Ook het verhaal van Zoni Weisz krijgt een plaats in de tentoonstelling. Onlangs zijn er een paar borden teruggevonden die waarschijnlijk van zijn ouders waren.
Ik heb helemaal niets van mijn familie dat er na de oorlog over was. Dit zou dan het enige tastbare zijn wat ik van mijn familie heb. Je begrijpt, dat is heel emotioneel. Ik heb wat spulletjes bij me. Wil je even mee kijken of het voor jou bruikbaar is voor de tentoonstelling? Mijn boek natuurlijk. Hier, kijk wat mooi, een foto van mijn moeder.
Het kan nu, een grote tentoonstelling over de Sinti en Roma in kamp Westerbork. 25 jaar geleden was het ontzettend lastig geweest. Toen was die cultuur, die groep, nog veel geslotener.
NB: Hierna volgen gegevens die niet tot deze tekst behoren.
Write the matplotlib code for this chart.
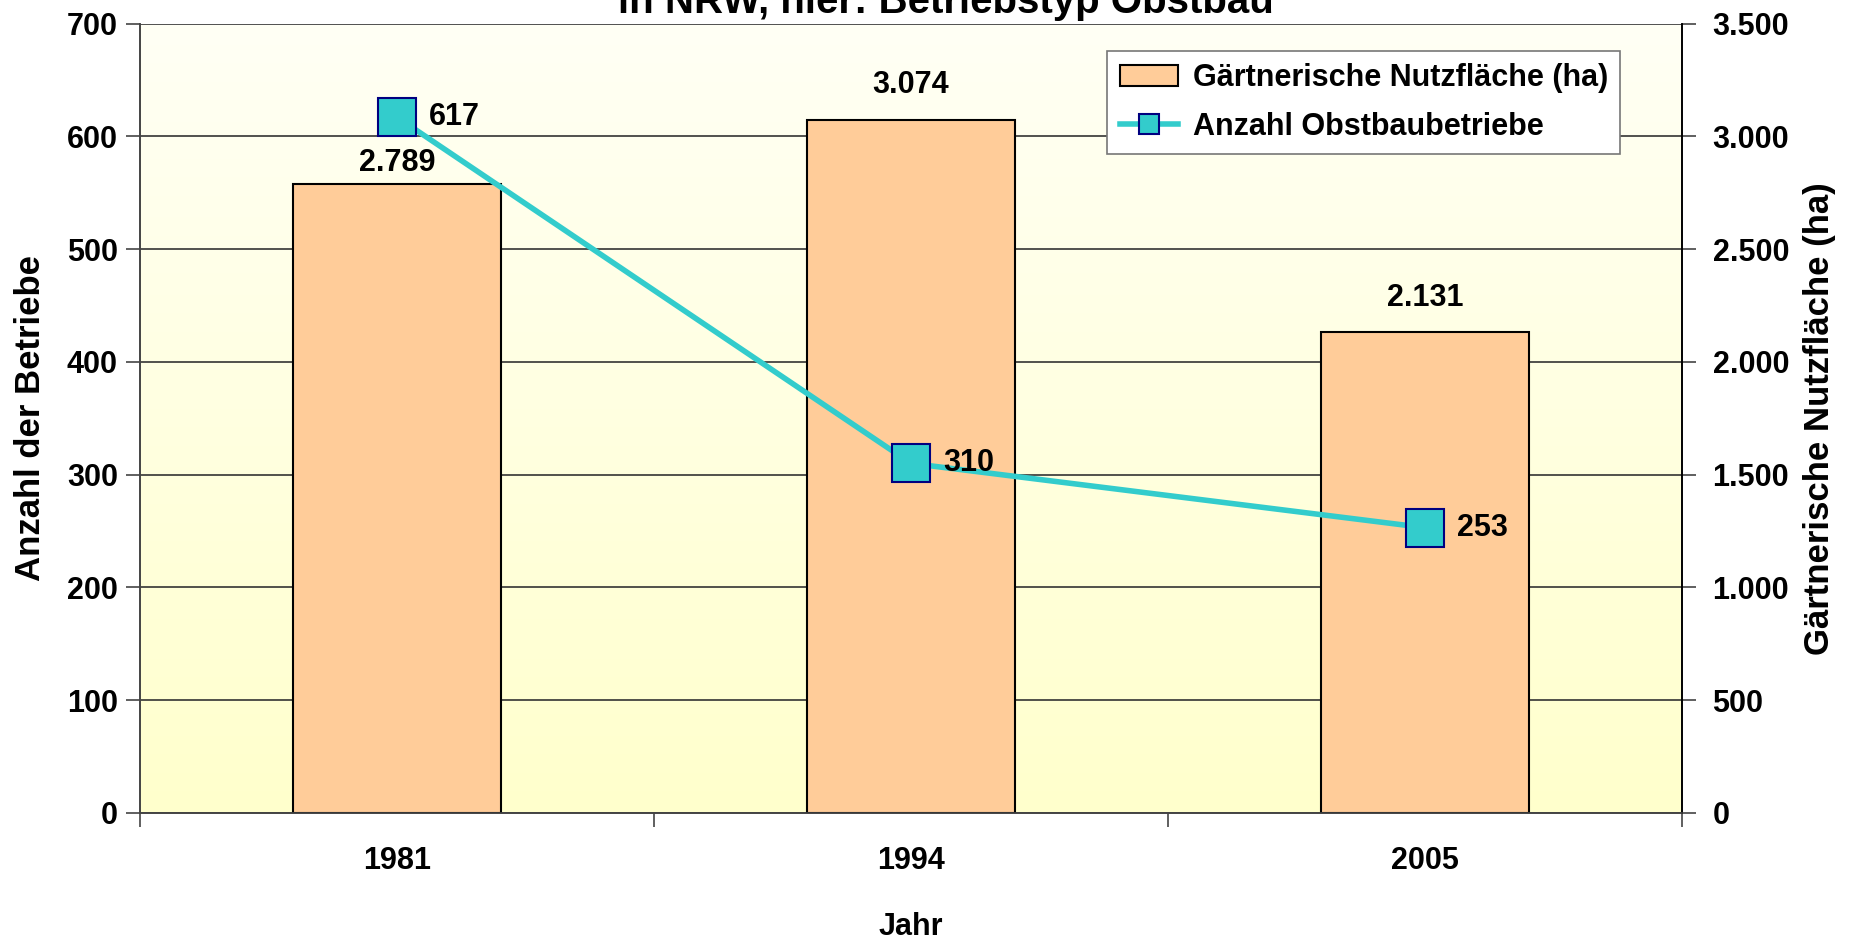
import matplotlib.pyplot as plt
import numpy as np
from matplotlib.colors import LinearSegmentedColormap

plt.rcParams['font.family'] = ['Liberation Sans', 'DejaVu Sans']
plt.rcParams['font.weight'] = 'bold'

years = ['1981', '1994', '2005']
flaeche = [2789, 3074, 2131]          # ha, right axis
betriebe = [617, 310, 253]            # left axis
flaeche_labels = ['2.789', '3.074', '2.131']
left_ticks = [0, 100, 200, 300, 400, 500, 600, 700]
right_ticks = [0, 500, 1000, 1500, 2000, 2500, 3000, 3500]
right_ticklabels = ['0', '500', '1.000', '1.500', '2.000', '2.500', '3.000', '3.500']

fs = 22
label_pad = [4, 14, 14]   # first bar label sits lower, under the marker

fig = plt.figure(figsize=(18.52, 9.43), dpi=100)
ax2 = fig.add_axes([0.0756, 0.1379, 0.8326, 0.8371])
ax = ax2.twinx()
# line axis on top, bars below
ax.yaxis.set_label_position('left')
ax.yaxis.tick_left()
ax2.yaxis.set_label_position('right')
ax2.yaxis.tick_right()
ax.set_zorder(2)
ax.patch.set_visible(False)
ax2.set_zorder(1)

x = np.arange(len(years))

# gradient background, pale at the top, yellow at the bottom
cmap = LinearSegmentedColormap.from_list('bg', ['#FFFFF5', '#FFFFCC'])
grad = np.linspace(0, 1, 256).reshape(-1, 1)
ax2.imshow(grad, cmap=cmap, aspect='auto', origin='upper',
           extent=[-0.5, 2.5, 0, 3500], zorder=0)

ax2.bar(x, flaeche, width=0.405, color='#FFCC99', edgecolor='black', linewidth=1.5,
        zorder=3, label='Gärtnerische Nutzfläche (ha)')
for xi, v, lab, p in zip(x, flaeche, flaeche_labels, label_pad):
    ax2.annotate(lab, (xi, v), xytext=(0, p), textcoords='offset points',
                 ha='center', va='bottom', fontsize=fs, fontweight='bold')

ax.plot(x, betriebe, color='#33CCCC', linewidth=4, marker='s', markersize=27,
        markerfacecolor='#33CCCC', markeredgecolor='#000080', markeredgewidth=1.5,
        zorder=5, label='Anzahl Obstbaubetriebe')
for xi, v in zip(x, betriebe):
    ax.annotate(str(v), (xi, v), xytext=(23, 0), textcoords='offset points',
                ha='left', va='center', fontsize=fs, fontweight='bold', zorder=6)

ax2.set_xlim(-0.5, 2.5)
ax2.set_ylim(0, 3500)
ax.set_ylim(0, 700)
ax2.set_yticks(right_ticks)
ax2.set_yticklabels(right_ticklabels)
ax.set_yticks(left_ticks)
ax2.yaxis.grid(True, color='#333333', linewidth=1.2, zorder=1)
ax2.set_axisbelow(True)

# x axis: tick marks at category boundaries, labels at centres
ax2.set_xticks([-0.5, 0.5, 1.5, 2.5])
ax2.set_xticklabels([])
ax2.set_xticks(x, minor=True)
ax2.set_xticklabels(years, minor=True)
ax2.tick_params(axis='x', which='major', direction='out', length=10, width=1.2, color='#444444')
ax2.tick_params(axis='x', which='minor', length=0, pad=24, labelsize=fs)
ax.tick_params(axis='y', direction='out', length=10, width=1.2, color='#444444', labelsize=fs, pad=6)
ax2.tick_params(axis='y', direction='out', length=10, width=1.2, color='#444444', labelsize=fs, pad=12)

for a in (ax, ax2):
    a.spines['top'].set_visible(False)
    a.spines['left'].set_color('#444444')
    a.spines['right'].set_color('black')
    a.spines['bottom'].set_color('#444444')
    for s in a.spines.values():
        s.set_linewidth(1.2)

ax.set_ylabel('Anzahl der Betriebe', fontsize=25, fontweight='bold', labelpad=14)
ax2.set_ylabel('Gärtnerische Nutzfläche (ha)', fontsize=25, fontweight='bold',
               rotation=90, labelpad=10)
ax2.set_xlabel('Jahr', fontsize=fs, fontweight='bold', labelpad=26)

fig.text(0.511, 1 - 13 / 943, 'in NRW, hier: Betriebstyp Obstbau', ha='center',
         va='baseline', fontsize=29, fontweight='bold')

h1, l1 = ax2.get_legend_handles_labels()
h2, l2 = ax.get_legend_handles_labels()
leg = ax.legend(h1 + h2, l1 + l2, loc='upper right', bbox_to_anchor=(0.96, 0.965),
                fontsize=fs, frameon=True, fancybox=False, edgecolor='#777777',
                framealpha=1, handlelength=1.9, handletextpad=0.5, markerscale=0.55,
                borderpad=0.4, labelspacing=0.6, borderaxespad=0)
leg.get_frame().set_linewidth(1.2)

fig.savefig('out.png', dpi=100)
En nu zie je steeds meer mensen naar voren komen en 75 jaar, dachten wij, eigenlijk moeten we dat verhaal nu vertellen. En ook omdat steeds meer bezoekers van Kamp Westerbork het niet duidelijk is wat Sinti en Roma zijn. En 10, 15 jaar geleden, als je hier uitlegde: wat zijn Sinti en Roma, zigeuners, dan begrepen mensen dat. Maar zelf dat woord is tegenwoordig onbekend geworden.
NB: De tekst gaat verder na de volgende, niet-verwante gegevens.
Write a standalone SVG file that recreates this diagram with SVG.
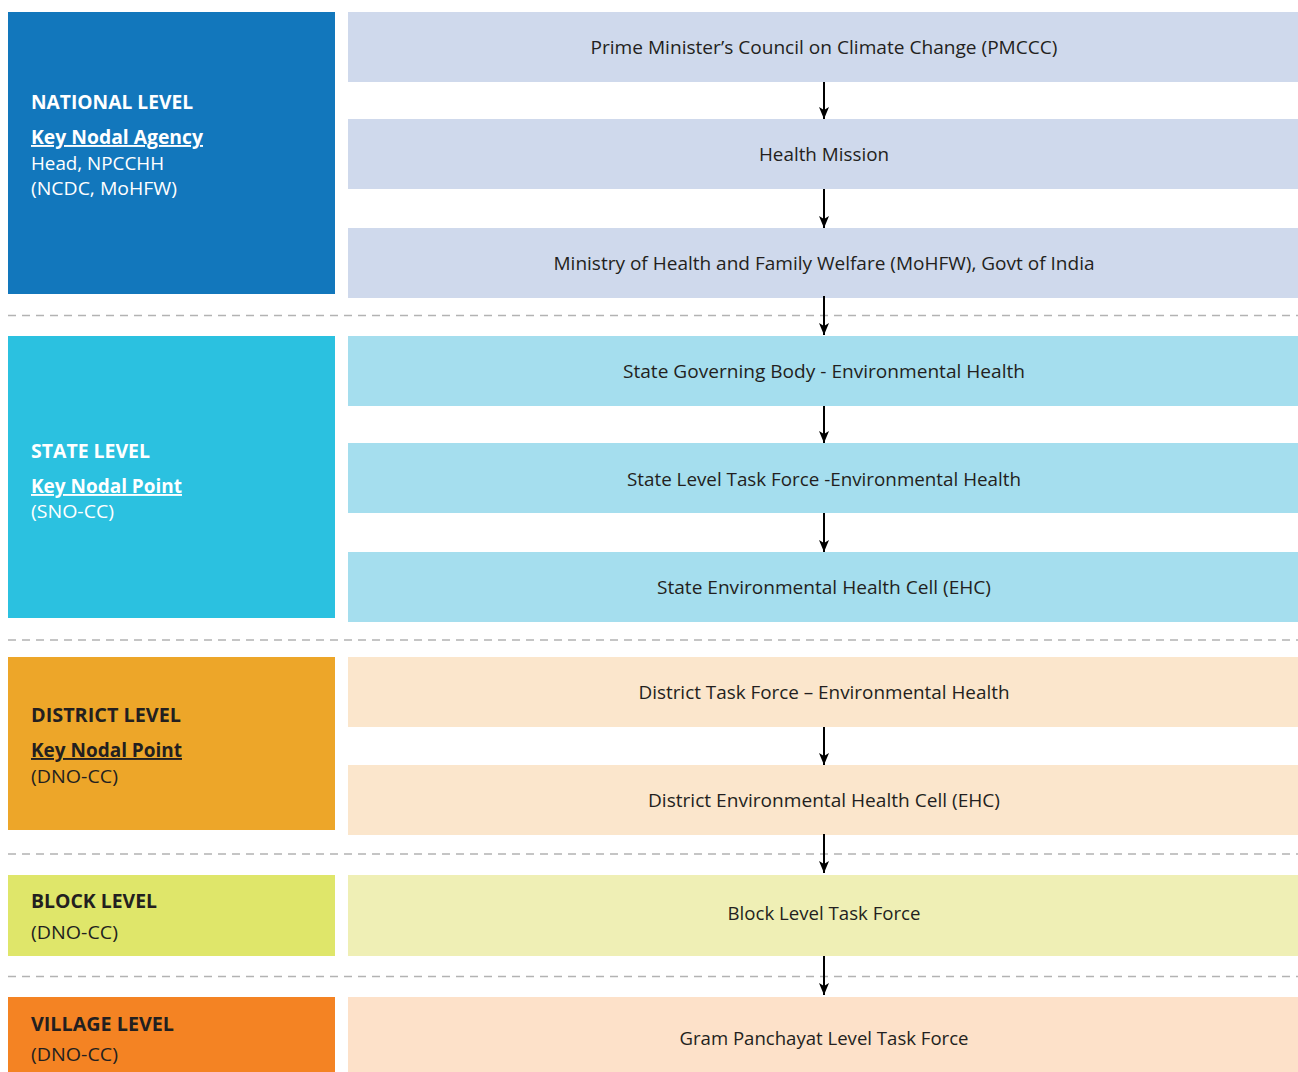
<svg xmlns="http://www.w3.org/2000/svg" width="1298" height="1072" viewBox="0 0 1298 1072">
<defs>
<marker id="ah" viewBox="0 0 12 10" refX="12" refY="5" markerWidth="12" markerHeight="10" markerUnits="userSpaceOnUse" orient="auto">
<path d="M0,0 L3,5 L0,10 L12,5 Z" fill="#000"/>
</marker>
<style>
text{font-family:"Open Sans","Liberation Sans",sans-serif;font-size:19px}
.c{text-anchor:middle;fill:#231F20}
.h{font-weight:bold}
.u{font-weight:bold;text-decoration:underline}
.w{fill:#FFFFFF}
.k{fill:#231F20}
.dash{stroke:#B3B3B3;stroke-width:1.3;stroke-dasharray:8 6;fill:none}
.arr{stroke:#000;stroke-width:2;fill:none}
</style>
</defs>
<rect width="1298" height="1072" fill="#FFFFFF"/>

<g id="separators">
<line class="dash" x1="8" y1="315.5" x2="1298" y2="315.5"/>
<line class="dash" x1="8" y1="640" x2="1298" y2="640"/>
<line class="dash" x1="8" y1="854" x2="1298" y2="854"/>
<line class="dash" x1="8" y1="976.5" x2="1298" y2="976.5"/>
</g>

<g id="national-level">
<rect x="8" y="12" width="327" height="282" fill="#1277BC"/>
<text class="h w" x="31" y="109" textLength="162" lengthAdjust="spacingAndGlyphs">NATIONAL LEVEL</text>
<text class="u w" x="31" y="144" textLength="172" lengthAdjust="spacingAndGlyphs">Key Nodal Agency</text>
<text class="w" x="31" y="170" textLength="133" lengthAdjust="spacingAndGlyphs">Head, NPCCHH</text>
<text class="w" x="31" y="195" textLength="146" lengthAdjust="spacingAndGlyphs">(NCDC, MoHFW)</text>
</g>

<g id="state-level">
<rect x="8" y="336" width="327" height="282" fill="#2BC1E0"/>
<text class="h w" x="31" y="458" textLength="119" lengthAdjust="spacingAndGlyphs">STATE LEVEL</text>
<text class="u w" x="31" y="493" textLength="151" lengthAdjust="spacingAndGlyphs">Key Nodal Point</text>
<text class="w" x="31" y="518" textLength="83" lengthAdjust="spacingAndGlyphs">(SNO-CC)</text>
</g>

<g id="district-level">
<rect x="8" y="657" width="327" height="173" fill="#EDA629"/>
<text class="h k" x="31" y="722" textLength="150" lengthAdjust="spacingAndGlyphs">DISTRICT LEVEL</text>
<text class="u k" x="31" y="757" textLength="151" lengthAdjust="spacingAndGlyphs">Key Nodal Point</text>
<text class="k" x="31" y="783" textLength="87" lengthAdjust="spacingAndGlyphs">(DNO-CC)</text>
</g>

<g id="block-level">
<rect x="8" y="875" width="327" height="81" fill="#DFE66A"/>
<text class="h k" x="31" y="908" textLength="126" lengthAdjust="spacingAndGlyphs">BLOCK LEVEL</text>
<text class="k" x="31" y="939" textLength="87" lengthAdjust="spacingAndGlyphs">(DNO-CC)</text>
</g>

<g id="village-level">
<rect x="8" y="997" width="327" height="75" fill="#F48323"/>
<text class="h k" x="31" y="1031" textLength="143" lengthAdjust="spacingAndGlyphs">VILLAGE LEVEL</text>
<text class="k" x="31" y="1061" textLength="87" lengthAdjust="spacingAndGlyphs">(DNO-CC)</text>
</g>

<g id="pmccc">
<rect x="348" y="12" width="950" height="70" fill="#CFD9EC"/>
<text class="c" x="824" y="54" textLength="467" lengthAdjust="spacingAndGlyphs">Prime Minister’s Council on Climate Change (PMCCC)</text>
</g>
<g id="health-mission">
<rect x="348" y="119" width="950" height="70" fill="#CFD9EC"/>
<text class="c" x="824" y="161" textLength="130" lengthAdjust="spacingAndGlyphs">Health Mission</text>
</g>
<g id="mohfw">
<rect x="348" y="228" width="950" height="70" fill="#CFD9EC"/>
<text class="c" x="824" y="270" textLength="541" lengthAdjust="spacingAndGlyphs">Ministry of Health and Family Welfare (MoHFW), Govt of India</text>
</g>
<g id="state-governing-body">
<rect x="348" y="336" width="950" height="70" fill="#A5DEEE"/>
<text class="c" x="824" y="378" textLength="402" lengthAdjust="spacingAndGlyphs">State Governing Body - Environmental Health</text>
</g>
<g id="state-task-force">
<rect x="348" y="443" width="950" height="70" fill="#A5DEEE"/>
<text class="c" x="824" y="486" textLength="394" lengthAdjust="spacingAndGlyphs">State Level Task Force -Environmental Health</text>
</g>
<g id="state-ehc">
<rect x="348" y="552" width="950" height="70" fill="#A5DEEE"/>
<text class="c" x="824" y="594" textLength="334" lengthAdjust="spacingAndGlyphs">State Environmental Health Cell (EHC)</text>
</g>
<g id="district-task-force">
<rect x="348" y="657" width="950" height="70" fill="#FBE6CC"/>
<text class="c" x="824" y="699" textLength="371" lengthAdjust="spacingAndGlyphs">District Task Force – Environmental Health</text>
</g>
<g id="district-ehc">
<rect x="348" y="765" width="950" height="70" fill="#FBE6CC"/>
<text class="c" x="824" y="807" textLength="352" lengthAdjust="spacingAndGlyphs">District Environmental Health Cell (EHC)</text>
</g>
<g id="block-task-force">
<rect x="348" y="875" width="950" height="81" fill="#EFEFB5"/>
<text class="c" x="824" y="920" textLength="193" lengthAdjust="spacingAndGlyphs">Block Level Task Force</text>
</g>
<g id="gram-panchayat">
<rect x="348" y="997" width="950" height="75" fill="#FDE1C9"/>
<text class="c" x="824" y="1045" textLength="289" lengthAdjust="spacingAndGlyphs">Gram Panchayat Level Task Force</text>
</g>

<g id="connectors">
<line class="arr" x1="824" y1="82" x2="824" y2="119" marker-end="url(#ah)"/>
<line class="arr" x1="824" y1="189" x2="824" y2="228" marker-end="url(#ah)"/>
<line class="arr" x1="824" y1="296" x2="824" y2="335" marker-end="url(#ah)"/>
<line class="arr" x1="824" y1="406" x2="824" y2="443" marker-end="url(#ah)"/>
<line class="arr" x1="824" y1="513" x2="824" y2="552" marker-end="url(#ah)"/>
<line class="arr" x1="824" y1="727" x2="824" y2="765" marker-end="url(#ah)"/>
<line class="arr" x1="824" y1="834" x2="824" y2="873" marker-end="url(#ah)"/>
<line class="arr" x1="824" y1="956" x2="824" y2="995" marker-end="url(#ah)"/>
</g>
</svg>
Wat voor mij heel belangrijk is, een brief die mijn grootvader geschreven heeft aan de burgemeester van Zutphen. Hij schrijft: u moet weten, wij zijn de ouders van vrouw Weisz en we zouden graag iets vernemen of zij nog in het leven zijn.
Want wij hebben het oudste zoontje bij ons en hij verlangt zo...
Hartverscheurend. Die verlangt zo naar zijn ouders. Zo was dat. Weet je wat nou het gekke is? Na al die jaren, het is nu 75 jaar geleden, is het nog alsof het gisteren gebeurd is. En daarmee gelijk ook het belang om het verder te kunnen vertellen en moeten vertellen. Absoluut.